-- Begin Source data --

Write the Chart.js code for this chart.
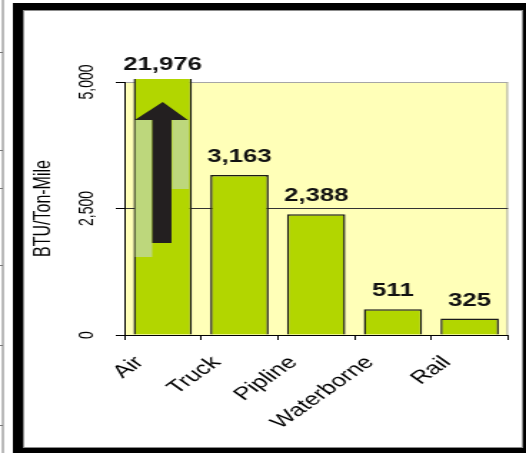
<!DOCTYPE html>
<html>
<head>
<meta charset="utf-8">
<script src="https://cdn.jsdelivr.net/npm/chart.js@4.4.1/dist/chart.umd.min.js"></script>
<style>
  html, body { margin: 0; padding: 0; background: #fff; overflow: hidden; }
  canvas { display: block; }
</style>
</head>
<body>
<!-- the source picture is a slide stretched sideways, so the canvas is drawn narrow and widened by css -->
<canvas id="chart" width="368" height="453" style="width:526px;height:453px"></canvas>
<script>
const modes = ['Air', 'Truck', 'Pipline', 'Waterborne', 'Rail'];
const btuPerTonMile = [21976, 3163, 2388, 511, 325];
const yMax = 5000;
const yStep = 2500;

Chart.defaults.font.family = '"Liberation Sans", Arial, sans-serif';
Chart.defaults.color = '#000';

// white slide, black frame and the pale yellow plot area
const framePlugin = {
  id: 'frame',
  beforeDraw(chart) {
    const { ctx, chartArea: a, width, height } = chart;
    ctx.save();
    ctx.fillStyle = '#fff';
    ctx.fillRect(0, 0, width, height);

    // edge of the neighbouring table at the far left
    ctx.strokeStyle = '#777';
    ctx.lineWidth = 1;
    ctx.beginPath();
    ctx.moveTo(2, 0);
    ctx.lineTo(2, height);
    [52, 150, 188, 265, 345, 425].forEach(y => {
      ctx.moveTo(0, y + 0.5);
      ctx.lineTo(2, y + 0.5);
    });
    ctx.stroke();

    ctx.fillStyle = '#000';
    ctx.fillRect(9, 3, width - 9, height - 3);
    ctx.fillStyle = '#fff';
    ctx.fillRect(16, 10, 350, 438);
    ctx.strokeStyle = '#8c8c8c';
    ctx.strokeRect(16.5, 10.5, 349, 437);

    ctx.fillStyle = '#ffffb8';
    ctx.fillRect(a.left, a.top, a.right - a.left, a.bottom - a.top);
    ctx.strokeStyle = '#a6a6a6';
    ctx.beginPath();
    ctx.moveTo(a.left, a.top + 0.5);
    ctx.lineTo(a.right - 0.5, a.top + 0.5);
    ctx.lineTo(a.right - 0.5, a.bottom);
    ctx.stroke();
    ctx.restore();
  }
};

// "off the scale" arrow inside the Air bar
const arrowPlugin = {
  id: 'airArrow',
  afterDatasetsDraw(chart) {
    const bar = chart.getDatasetMeta(0).data[0];
    if (!bar) return;
    const { ctx, chartArea: a } = chart;
    const left = bar.x - bar.width / 2;
    const X = f => left + f * bar.width;
    const Y = d => a.top + d;
    ctx.save();
    ctx.fillStyle = '#bdd77c';
    ctx.fillRect(X(0.03), Y(38), X(0.32) - X(0.03), 137);
    ctx.fillRect(X(0.66), Y(38), X(0.95) - X(0.66), 69);
    ctx.fillStyle = '#231f20';
    ctx.beginPath();
    ctx.moveTo(X(0.5), Y(20));
    ctx.lineTo(X(0.93), Y(38));
    ctx.lineTo(X(0.65), Y(38));
    ctx.lineTo(X(0.65), Y(161));
    ctx.lineTo(X(0.32), Y(161));
    ctx.lineTo(X(0.32), Y(38));
    ctx.lineTo(X(0.02), Y(38));
    ctx.closePath();
    ctx.fill();
    ctx.restore();
  }
};

// value written above each bar
const valueLabels = {
  id: 'valueLabels',
  afterDatasetsDraw(chart) {
    const { ctx, chartArea: a } = chart;
    const meta = chart.getDatasetMeta(0);
    ctx.save();
    ctx.font = 'bold 18px "Liberation Sans", Arial, sans-serif';
    ctx.fillStyle = '#111';
    ctx.textAlign = 'center';
    ctx.textBaseline = 'alphabetic';
    meta.data.forEach((bar, i) => {
      const clipped = bar.y < a.top - 3;
      const top = clipped ? a.top - 3 : bar.y;
      ctx.fillText(btuPerTonMile[i].toLocaleString('en-US'), bar.x, top - (clipped ? 9 : 13));
    });
    ctx.restore();
  }
};

new Chart(document.getElementById('chart'), {
  type: 'bar',
  data: {
    labels: modes,
    datasets: [{
      data: btuPerTonMile,
      backgroundColor: '#b2d600',
      borderColor: '#1a1a1a',
      borderWidth: 1.5,
      barPercentage: 0.76,
      categoryPercentage: 1,
      clip: { left: 0, top: 3, right: 0, bottom: 0 }
    }]
  },
  options: {
    responsive: false,
    devicePixelRatio: 1,
    animation: false,
    locale: 'en-US',
    layout: { padding: { left: 13, top: 82, right: 12.6, bottom: 0 } },
    plugins: {
      legend: { display: false },
      tooltip: { enabled: false }
    },
    scales: {
      x: {
        grid: { offset: true, drawOnChartArea: false, tickLength: 5, tickColor: '#000' },
        border: { color: '#000' },
        ticks: {
          autoSkip: false,
          minRotation: 45,
          maxRotation: 45,
          labelOffset: -16,
          padding: 12,
          color: '#000',
          font: { size: 18 }
        },
        afterFit: s => { s.height = 118; }
      },
      y: {
        min: 0,
        max: yMax,
        ticks: {
          stepSize: yStep,
          minRotation: 90,
          maxRotation: 90,
          crossAlign: 'center',
          padding: 2,
          color: '#000',
          font: { size: 14 }
        },
        grid: {
          color: c => c.tick && c.tick.value === yStep ? '#333'
            : (c.tick && c.tick.value === yMax ? '#a6a6a6' : 'rgba(0,0,0,0)'),
          tickLength: 6,
          tickColor: '#000'
        },
        border: { color: '#000' },
        title: {
          display: true,
          text: 'BTU/Ton-Mile',
          color: '#000',
          font: { size: 16 },
          padding: { top: 8, bottom: 0 }
        },
        afterFit: s => { s.width = 74; }
      }
    }
  },
  plugins: [framePlugin, arrowPlugin, valueLabels]
});
</script>
</body>
</html>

-- End Source data --

Requirements:
Print out the whole of the material word for word, without pictures.

Response to this task:
Write the Chart.js code for this chart.
<!DOCTYPE html>
<html>
<head>
<meta charset="utf-8">
<script src="https://cdn.jsdelivr.net/npm/chart.js@4.4.1/dist/chart.umd.min.js"></script>
<style>
  html, body { margin: 0; padding: 0; background: #fff; overflow: hidden; }
  canvas { display: block; }
</style>
</head>
<body>
<!-- the source picture is a slide stretched sideways, so the canvas is drawn narrow and widened by css -->
<canvas id="chart" width="368" height="453" style="width:526px;height:453px"></canvas>
<script>
const modes = ['Air', 'Truck', 'Pipline', 'Waterborne', 'Rail'];
const btuPerTonMile = [21976, 3163, 2388, 511, 325];
const yMax = 5000;
const yStep = 2500;

Chart.defaults.font.family = '"Liberation Sans", Arial, sans-serif';
Chart.defaults.color = '#000';

// white slide, black frame and the pale yellow plot area
const framePlugin = {
  id: 'frame',
  beforeDraw(chart) {
    const { ctx, chartArea: a, width, height } = chart;
    ctx.save();
    ctx.fillStyle = '#fff';
    ctx.fillRect(0, 0, width, height);

    // edge of the neighbouring table at the far left
    ctx.strokeStyle = '#777';
    ctx.lineWidth = 1;
    ctx.beginPath();
    ctx.moveTo(2, 0);
    ctx.lineTo(2, height);
    [52, 150, 188, 265, 345, 425].forEach(y => {
      ctx.moveTo(0, y + 0.5);
      ctx.lineTo(2, y + 0.5);
    });
    ctx.stroke();

    ctx.fillStyle = '#000';
    ctx.fillRect(9, 3, width - 9, height - 3);
    ctx.fillStyle = '#fff';
    ctx.fillRect(16, 10, 350, 438);
    ctx.strokeStyle = '#8c8c8c';
    ctx.strokeRect(16.5, 10.5, 349, 437);

    ctx.fillStyle = '#ffffb8';
    ctx.fillRect(a.left, a.top, a.right - a.left, a.bottom - a.top);
    ctx.strokeStyle = '#a6a6a6';
    ctx.beginPath();
    ctx.moveTo(a.left, a.top + 0.5);
    ctx.lineTo(a.right - 0.5, a.top + 0.5);
    ctx.lineTo(a.right - 0.5, a.bottom);
    ctx.stroke();
    ctx.restore();
  }
};

// "off the scale" arrow inside the Air bar
const arrowPlugin = {
  id: 'airArrow',
  afterDatasetsDraw(chart) {
    const bar = chart.getDatasetMeta(0).data[0];
    if (!bar) return;
    const { ctx, chartArea: a } = chart;
    const left = bar.x - bar.width / 2;
    const X = f => left + f * bar.width;
    const Y = d => a.top + d;
    ctx.save();
    ctx.fillStyle = '#bdd77c';
    ctx.fillRect(X(0.03), Y(38), X(0.32) - X(0.03), 137);
    ctx.fillRect(X(0.66), Y(38), X(0.95) - X(0.66), 69);
    ctx.fillStyle = '#231f20';
    ctx.beginPath();
    ctx.moveTo(X(0.5), Y(20));
    ctx.lineTo(X(0.93), Y(38));
    ctx.lineTo(X(0.65), Y(38));
    ctx.lineTo(X(0.65), Y(161));
    ctx.lineTo(X(0.32), Y(161));
    ctx.lineTo(X(0.32), Y(38));
    ctx.lineTo(X(0.02), Y(38));
    ctx.closePath();
    ctx.fill();
    ctx.restore();
  }
};

// value written above each bar
const valueLabels = {
  id: 'valueLabels',
  afterDatasetsDraw(chart) {
    const { ctx, chartArea: a } = chart;
    const meta = chart.getDatasetMeta(0);
    ctx.save();
    ctx.font = 'bold 18px "Liberation Sans", Arial, sans-serif';
    ctx.fillStyle = '#111';
    ctx.textAlign = 'center';
    ctx.textBaseline = 'alphabetic';
    meta.data.forEach((bar, i) => {
      const clipped = bar.y < a.top - 3;
      const top = clipped ? a.top - 3 : bar.y;
      ctx.fillText(btuPerTonMile[i].toLocaleString('en-US'), bar.x, top - (clipped ? 9 : 13));
    });
    ctx.restore();
  }
};

new Chart(document.getElementById('chart'), {
  type: 'bar',
  data: {
    labels: modes,
    datasets: [{
      data: btuPerTonMile,
      backgroundColor: '#b2d600',
      borderColor: '#1a1a1a',
      borderWidth: 1.5,
      barPercentage: 0.76,
      categoryPercentage: 1,
      clip: { left: 0, top: 3, right: 0, bottom: 0 }
    }]
  },
  options: {
    responsive: false,
    devicePixelRatio: 1,
    animation: false,
    locale: 'en-US',
    layout: { padding: { left: 13, top: 82, right: 12.6, bottom: 0 } },
    plugins: {
      legend: { display: false },
      tooltip: { enabled: false }
    },
    scales: {
      x: {
        grid: { offset: true, drawOnChartArea: false, tickLength: 5, tickColor: '#000' },
        border: { color: '#000' },
        ticks: {
          autoSkip: false,
          minRotation: 45,
          maxRotation: 45,
          labelOffset: -16,
          padding: 12,
          color: '#000',
          font: { size: 18 }
        },
        afterFit: s => { s.height = 118; }
      },
      y: {
        min: 0,
        max: yMax,
        ticks: {
          stepSize: yStep,
          minRotation: 90,
          maxRotation: 90,
          crossAlign: 'center',
          padding: 2,
          color: '#000',
          font: { size: 14 }
        },
        grid: {
          color: c => c.tick && c.tick.value === yStep ? '#333'
            : (c.tick && c.tick.value === yMax ? '#a6a6a6' : 'rgba(0,0,0,0)'),
          tickLength: 6,
          tickColor: '#000'
        },
        border: { color: '#000' },
        title: {
          display: true,
          text: 'BTU/Ton-Mile',
          color: '#000',
          font: { size: 16 },
          padding: { top: 8, bottom: 0 }
        },
        afterFit: s => { s.width = 74; }
      }
    }
  },
  plugins: [framePlugin, arrowPlugin, valueLabels]
});
</script>
</body>
</html>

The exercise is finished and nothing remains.